Die Gedenkstätte ist daher auch ein Vorwurf an den Todesfahrer. "Er soll immer daran erinnert werden, natürlich. Seine Angehörigen auch und sein Umfeld auch. Das sind Menschen, die beschönigen und lügen", spricht Ina Weinhold und strafft sich. Sie sagt das so selbstverständlich, als wäre es ein Verrat an Sandra, nicht so zu denken. "Aber eigentlich ist das nur zweitrangig. In erster Linie ist es unser Ort."
Christine Hartmann, 23, Tierarzthelferin, eine Freundin von Sandra, hat die Pflege der Unfallstelle übernommen. Sie ist schlank, hat blonde Haare, ein paar Piercings im Gesicht. Christine Hartmann wohnt in Kassel, und mindestens jeden zweiten Tag fährt sie zu der Roteiche im Steinweg, bringt frische Blumen. Besonders wichtig sind die Kerzen. "Eine brennt immer", sagt sie, "dort muss Licht sein."
Ina Weinhold hat ihren Mann verlassen. "Wir waren fest davon überzeugt, dass wir es schaffen würden", sagt sie, aber zwei Einbeinige könnten sich nicht stützen. Die Trauer habe sie von ihrer Familie entfernt. Seit zwei Jahren hat sie einen neuen Partner, und sie bekam noch ein Kind, einen Sohn, Florentin, er ist jetzt ein Jahr alt.
Was sie bereut, ist, dass sie Sandra vor der Einäscherung nicht noch mal gesehen hat. Der Bestatter habe davon abgeraten, das zerschmetterte Gesicht, sie sollte die Tochter doch so in Erinnerung behalten, wie sie war. "Ich habe verpasst, ihr den letzten Kuss zu geben. Ich habe es nicht begriffen. Ich würde jemandem immer sagen, guck's dir an, nimm die Hand."

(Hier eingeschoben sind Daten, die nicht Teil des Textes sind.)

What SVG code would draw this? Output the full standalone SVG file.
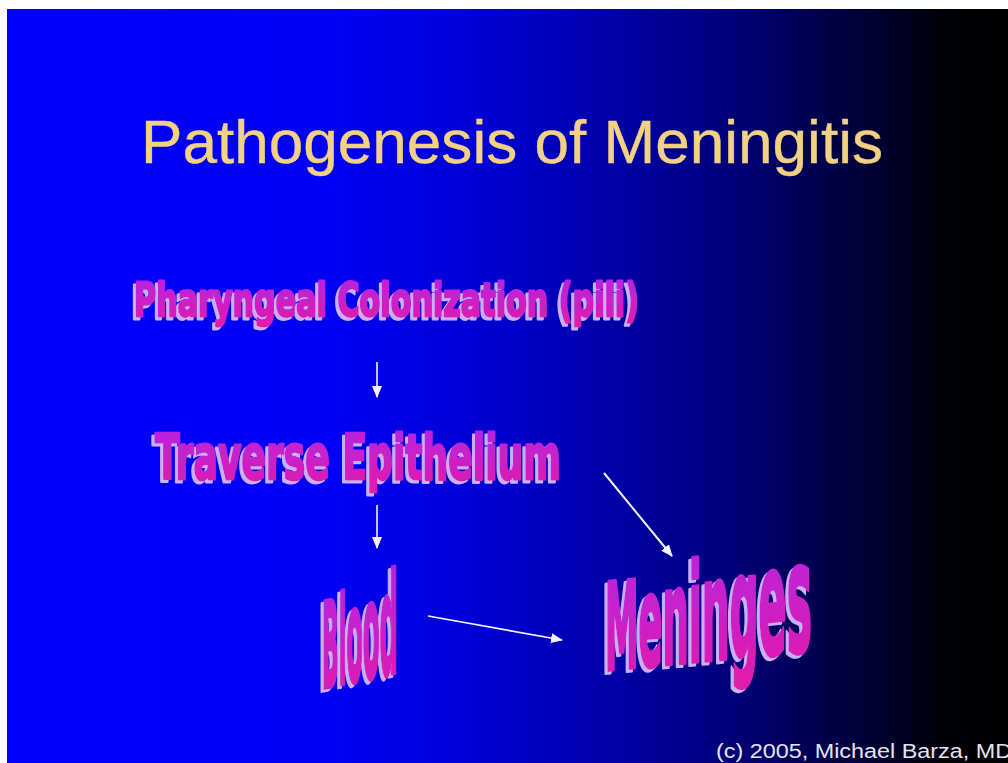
<svg xmlns="http://www.w3.org/2000/svg" width="1008" height="763" viewBox="0 0 1008 763">
<style>
.wa{font-family:"DejaVu Sans","Liberation Sans",sans-serif;font-weight:bold;fill:url(#wagrad);stroke:url(#wagrad);stroke-width:2.4;stroke-linejoin:round;vector-effect:non-scaling-stroke}
.title{font-family:"Liberation Sans",Arial,sans-serif;font-size:61px;fill:#F2D282;stroke:#F2D282;stroke-width:0.4}
.copy{font-family:"Liberation Sans",Arial,sans-serif;font-size:20px;fill:#E4E4F2}
.arr{stroke:#F4F4FF;stroke-width:1.6;fill:none;marker-end:url(#ah)}
</style>
<defs>
<linearGradient id="bg" gradientUnits="userSpaceOnUse" x1="7" y1="0" x2="1008" y2="0">
<stop offset="0" stop-color="#0000FF"/>
<stop offset="0.32" stop-color="#0000F4"/>
<stop offset="0.49" stop-color="#0000D0"/>
<stop offset="0.69" stop-color="#000088"/>
<stop offset="0.84" stop-color="#000040"/>
<stop offset="0.94" stop-color="#000008"/>
<stop offset="1" stop-color="#000000"/>
</linearGradient>
<linearGradient id="wagrad" x1="0" y1="0" x2="0" y2="1">
<stop offset="0" stop-color="#B024E8"/>
<stop offset="1" stop-color="#E41CA8"/>
</linearGradient>
<filter id="ext" x="-10%" y="-15%" width="120%" height="135%">
<feOffset in="SourceAlpha" dx="-3" dy="3" result="o"/>
<feFlood flood-color="#C8B0FF"/>
<feComposite in2="o" operator="in" result="s"/>
<feMerge><feMergeNode in="s"/><feMergeNode in="SourceGraphic"/></feMerge>
</filter>
<marker id="ah" viewBox="0 0 12 10" refX="11" refY="5" markerWidth="12" markerHeight="10" markerUnits="userSpaceOnUse" orient="auto">
<path d="M0,0 L12,5 L0,10 z" fill="#F4F4FF"/>
</marker>
</defs>
<rect x="0" y="0" width="1008" height="763" fill="#FFFFFF"/>
<rect x="7" y="9" width="1001" height="754" fill="url(#bg)"/>
<g id="title">
<text class="title" x="141" y="163" textLength="742" lengthAdjust="spacingAndGlyphs">Pathogenesis of Meningitis</text>
</g>
<g id="pharyngeal" filter="url(#ext)">
<text class="wa" font-size="30" transform="translate(134,316) scale(1,1.55)" x="0" y="0" textLength="505" lengthAdjust="spacingAndGlyphs">Pharyngeal Colonization (pili)</text>
</g>
<g id="traverse" filter="url(#ext)">
<text class="wa" font-size="36" transform="translate(155,479) scale(1,1.75)" x="0" y="0" textLength="406" lengthAdjust="spacingAndGlyphs">Traverse Epithelium</text>
</g>
<g id="blood" filter="url(#ext)">
<text class="wa" transform="translate(322,688) skewY(-12) scale(1,2.1)" x="0" y="0" textLength="76" lengthAdjust="spacingAndGlyphs"><tspan font-size="56">B</tspan><tspan font-size="58">l</tspan><tspan font-size="61">o</tspan><tspan font-size="63">o</tspan><tspan font-size="66">d</tspan></text>
</g>
<g id="meninges" filter="url(#ext)">
<text class="wa" transform="translate(605,670) skewY(-5.5) scale(1,2)" x="0" y="0" textLength="207" lengthAdjust="spacingAndGlyphs"><tspan font-size="60">M</tspan><tspan font-size="63">e</tspan><tspan font-size="66">n</tspan><tspan font-size="68">i</tspan><tspan font-size="70">n</tspan><tspan font-size="72">g</tspan><tspan font-size="74">e</tspan><tspan font-size="76">s</tspan></text>
</g>
<g id="connectors">
<line class="arr" x1="377" y1="362" x2="377" y2="397"/>
<line class="arr" x1="377" y1="505" x2="377" y2="548"/>
<line class="arr" x1="428" y1="616" x2="562" y2="640"/>
<line class="arr" x1="604" y1="473" x2="672" y2="556" style="stroke-width:2"/>
</g>
<g id="credit">
<text class="copy" x="716" y="758" textLength="296" lengthAdjust="spacingAndGlyphs">(c) 2005, Michael Barza, MD</text>
</g>
</svg>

Verkehrstod kennt keinen Abschied. Eine Gedenkstätte hilft, den Kummer zu teilen; dadurch, dass man ihn öffentlich macht, herausschreit, und wenn es ein stummes, symbolhaftes Hinausschreien ist. Ein Aufruf an jeden, der vorüberfährt, mitzuwirken bei der Trauerbewältigung, Teil einer neuen, großen Trauergemeinde zu werden. Wie bei den Marterln.
Ihr Lachen fehlt mir sehr
Dass die Kreuze an der Unfallstelle andere in ihrem Fahrverhalten beeinflussen, vermag Ina Weinhold nicht zu hoffen. Auch Christine Hartmann glaubt nicht, dass sich junge Autofahrer davon abschrecken lassen. "Wer rasen will, der rast."
Am 8. Oktober 2006 starb ein paar Meter weiter ein junger Mann namens Nikolai, er war 22 Jahre alt, und er fuhr selbst vermutlich alkoholisiert gegen den übernächsten Baum. Eine Winterlinde. An seinem Kreuz liegt neben Blumen, Kerzen, Engelfiguren sogar eine silberfarbene Radkappe.
Manchmal, wenn Christine Hartmann an Sandras Unfallstelle steht und der toten Freundin von ihrem Tag erzählt, dann drehen Autofahrer die Musik noch lauter. Oder sie hupen. Als wollten sie ihre eigenen Gedanken an das, was passieren könnte, übertönen. Bloß nicht innehalten.
Wegekreuze dürfen keine Gefahr darstellen und müssen hinter der Leitplanke stehen oder in genügendem Abstand zum Straßenrand. Meist lassen die Straßenmeistereien die Angehörigen gewähren. Die Pietät gebietet es, Kreuze nicht einfach abzureißen. Wenn die Trauer vergeht, dann vergehen oft auch die Erinnerungsstätten. Echte Blumen weichen Plastikblumen, Holzkreuze verwittern. Nicht bei Sandra, Tim und Timo.
Sandras Lachen fehle ihr sehr, sagt Christine Hartmann, und sie fühlt sich der Freundin hier an der Unfallstelle besonders nah. Sie glaubt, dass Sandra ihr dort Zeichen gibt: mit Windstößen, wenn sie eine Kerze anzünden will. Und manchmal höre sie aus Autos Lieder, die auch auf der Beerdigung liefen, meist Xavier Naidoos "Abschied nehmen".